Budget That Clears The Bar
Freehold apartment, Ōrākei / Remuera fringe
Buy-in ~$680k–$780k · yield ~4.0% · growth ~6.4%
The floor-clearing budget play: a post-2010 freehold apartment on Ōrākei's ridge or the Remuera/Newmarket fringe — lends cleanly, yields well, sits on blue-chip land value. Beats every leasehold title and the Newmarket investor glut on risk-adjusted terms. Avoid sub-50m² and 1990s–2000s monolithic blocks.
Avoid Unless You Know Exactly What You're Doing
The traps this cap pushes people toward out east
| Trap | Why it looks cheap | What it actually costs |
| Leasehold apartment (Mission Bay, Ōrākei, Parnell) | Half the price of a freehold next door | Ground rent resets every 7–21 yrs and has cratered values on the waterfront before; banks want 80+ yrs left & lend 60–70%; reverts to freeholder at expiry. Near-zero growth. |
| Newmarket / Parnell investor apartment | Cheapest sticker, headline yield ~4%+ | Newmarket was Auckland's slowest-growing suburb — about −9%/yr over 24 months. Oversupply, high body corp, weak resale. Yield on a depreciating asset isn't a return. |
| Ground-floor / seafront unit (the bays) | Beachfront at a "bargain" | Coastal-inundation & 1m sea-level-rise layers now sit on the LIM. Storm-tide exposure, rising insurance, and future managed-retreat risk.
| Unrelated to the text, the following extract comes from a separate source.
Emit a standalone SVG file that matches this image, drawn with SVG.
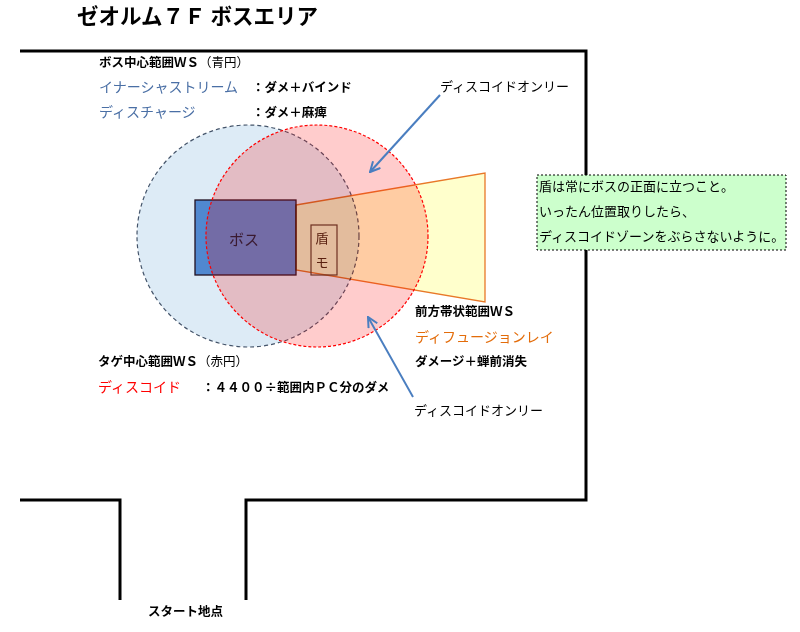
<svg xmlns="http://www.w3.org/2000/svg" width="800" height="632" viewBox="0 0 800 632">
<style>
text{font-family:"Noto Sans CJK JP","Noto Sans",sans-serif;fill:#000}
.b{font-weight:bold;font-size:12.5px}
.nw{font-weight:normal}
.n{font-size:13px}
.big{font-size:14px}
.wall{fill:none;stroke:#000;stroke-width:3}
.arrow{stroke:#4a7ec0;stroke-width:2;fill:none}
</style>
<defs>
<marker id="ah" viewBox="0 0 12 12" refX="11" refY="6" markerWidth="12" markerHeight="12" markerUnits="userSpaceOnUse" orient="auto">
<path d="M1,1 L11,6 L1,11" fill="none" stroke="#4a7ec0" stroke-width="2"/>
</marker>
</defs>
<rect width="800" height="632" fill="#fff"/>
<text x="77" y="24" style="font-size:21.5px;font-weight:bold">ゼオルム７Ｆ ボスエリア</text>
<g id="walls">
<path class="wall" d="M20,51 H586 V500 H246 V600"/>
<path class="wall" d="M20,500 H120 V600"/>
</g>
<g id="blue-circle">
<circle cx="248" cy="236" r="111" fill="#ddebf6" stroke="#44546a" stroke-width="1.2" stroke-dasharray="4,3"/>
</g>
<g id="boss">
<rect x="195" y="200" width="101" height="75" fill="#5088d0" stroke="#201020" stroke-width="1.3"/>
</g>
<g id="front-fan">
<polygon points="296,205 485,173 485,302 296,270" fill="#ffffcc" stroke="#e87828" stroke-width="1.3" style="mix-blend-mode:multiply"/>
</g>
<g id="red-circle">
<circle cx="317" cy="236" r="111" fill="#ff0000" fill-opacity="0.2" stroke="#ff0000" stroke-width="1.2" stroke-dasharray="3,2"/>
</g>
<text x="244" y="245" text-anchor="middle" style="font-size:15px;fill:#3a1a30">ボス</text>
<g id="shield">
<rect x="311" y="225" width="26" height="50" fill="none" stroke="#6e3020" stroke-width="1.2"/>
<text x="322" y="243" text-anchor="middle" style="font-size:13px;fill:#5a2010">盾</text>
<text x="322" y="267" text-anchor="middle" style="font-size:13px;fill:#5a2010">モ</text>
</g>
<g id="labels-boss">
<text x="99" y="67" class="b">ボス中心範囲ＷＳ<tspan class="nw">（青円）</tspan></text>
<text x="99" y="92" class="big" style="fill:#4a6fa5">イナーシャストリーム</text>
<text x="252" y="92" class="b">：ダメ＋バインド</text>
<text x="99" y="117" class="big" style="fill:#4a6fa5">ディスチャージ</text>
<text x="252" y="117" class="b">：ダメ＋麻痺</text>
</g>
<g id="labels-fan">
<text x="415" y="316" class="b">前方帯状範囲ＷＳ</text>
<text x="415" y="342" class="big" style="fill:#e36c0a">ディフュージョンレイ</text>
<text x="415" y="366" class="b">ダメージ＋蝉前消失</text>
</g>
<g id="labels-tag">
<text x="98" y="366" class="b">タゲ中心範囲ＷＳ<tspan class="nw">（赤円）</tspan></text>
<text x="98" y="392" class="big" style="fill:#ff0000">ディスコイド</text>
<text x="202" y="392" class="b">：４４００÷範囲内ＰＣ分のダメ</text>
</g>
<g id="connectors">
<line class="arrow" x1="440" y1="95" x2="370" y2="172" marker-end="url(#ah)"/>
<line class="arrow" x1="413" y1="397" x2="368" y2="317" marker-end="url(#ah)"/>
</g>
<g id="callout-top"><text x="440" y="91" class="n">ディスコイドオンリー</text></g>
<g id="callout-bottom"><text x="414" y="415" class="n">ディスコイドオンリー</text></g>
<g id="note">
<rect x="537" y="175" width="249" height="75" fill="#ccffcc" stroke="#000" stroke-width="1" stroke-dasharray="2,2"/>
<text x="539" y="191" class="n">盾は常にボスの正面に立つこと。</text>
<text x="539" y="216" class="n">いったん位置取りしたら、</text>
<text x="539" y="241" class="n">ディスコイドゾーンをぶらさないように。</text>
</g>
<text x="148" y="616" class="b">スタート地点</text>
</svg>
Elevation matters more than the view. |
| 1990s–2000s monolithic apartment block | Priced below the rest of the block | Leaky-era weathertightness risk (no cavity). Special levies for a reclad can run tens of thousands per unit; full building reclads reach $330k–$500k+. |
Bottom line: out east under $1.1M you're an apartment/unit buyer whichever way you cut it, so the whole game is title and risk. The winning move is a freehold apartment or small unit — either the inland value edge (Ellerslie/Meadowbank/St Johns) for the numbers, or a beach-suburb apartment in Mission Bay/St Heliers/Kohimarama for the lifestyle — bought ~10% under trend in a buyer's market. The losing moves are a leasehold title, a Newmarket investor apartment, or a ground-floor unit in the inundation zone.